Seit 2018 liegt das Feuerschiff wieder in seinem ursprünglichen Heimatrevier, in Helsingør am nördlichen Eingang des Öresunds. Die Nummer siebzehn in der Reihe der dänischen Leuchtturmschiffe lief 1895 vom Stapel und wurde zuerst am Lappegrund, einer Sandbank anderthalb Seemeilen nordwestlich von Helsingør, eingesetzt. Damals wurden dem Schiff noch Nachrichten über die Signalflagge des „Hamlet Schlosses“ Kronborg übermittelt, und unter Deck trieben zwei Dampfmaschinen den Schiffspropeller an.
Die Besatzung beobachtete auch das Wetter für das Meteorologische Institut sowie Seevögel für das zoologische Museum.”
1921 wurde die Vølund Maschine eingebaut und das Schiff zum Gedser Riff verlegt, wo es lediglich unterbrochen von den Kriegsjahren bis zur Ausmusterung lag. Zum Höhepunkt der Feuerschiff Ära gab es 25 der schwimmenden Leuchttürme in Dänemark, die in der Zeit von 1829 bis 1980 zum Einsatz kamen. Heute sind noch zwei im Originalzustand erhalten: Neben der „Gedser Rev“ ist es das 19 Jahre jüngere Motorfeuerschiff Nr. 1 „Horns Rev“, das im Nordseehafen von Esbjerg zu besichtigen ist. Alle anderen wurden entweder zu Restaurant und Clubschiffen oder Hausbooten umgebaut – oder gleich zum Abwracker geschickt.
Umso wichtiger ist dem Seefahrtsmuseum in Helsingør die Instandhaltung der „Gedser Rev“. Täglich helfen Freiwillige mit, ihren Zustand zu bewahren. Kurz vor Weihnachten kommt der für das Schiff verantwortliche Jens Broch nach Hvide Sande, um sein Herzensprojekt abzunehmen. „Wir können es kaum erwarten, bis unser Schiff wieder in den Hafen von Helsingør einläuft!“
Die Bewohner der westjütischen Hafenstadt müssen der „Gedser Rev“ also Lebewohl sagen. Doch die Chancen für ein Wiedersehen stehen nicht schlecht. Vor 20 Jahren war das Feuerschiff schon einmal hier zur Restaurierung.
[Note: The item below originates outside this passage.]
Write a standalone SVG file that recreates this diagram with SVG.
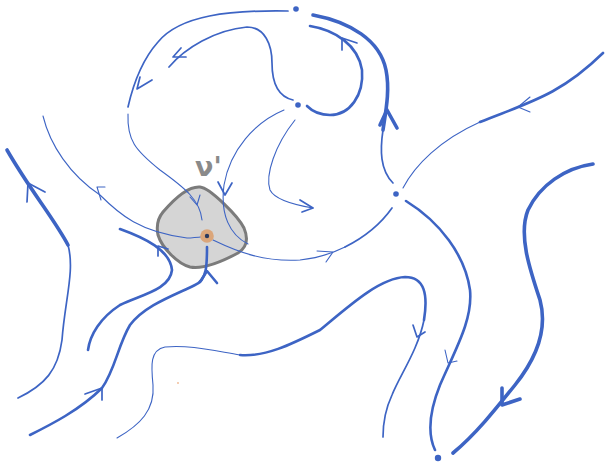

Broch hat zudem ein Trostpflaster parat: Aus den ausgedienten Eichenspanten von 1895 sollen Erinnerungsstücke entstehen, die im Museum verkauft werden. „So wollen wir den Liebhabern unseres Schiffs die Möglichkeit geben, sich ein Stück dänischer Seefahrtsgeschichte mit nach Hause zu nehmen.“
Zu Beginn des 20. Jahrhunderts hatte das Feuerschiff einen höheren Leuchtturm mit geringerer Reichweite, der mit Petroleum betrieben wurde. Dieser wurde später durch einen kürzeren Stahlturm, jedoch mit höherer Reichweite, ersetzt und elektrisch befeuert.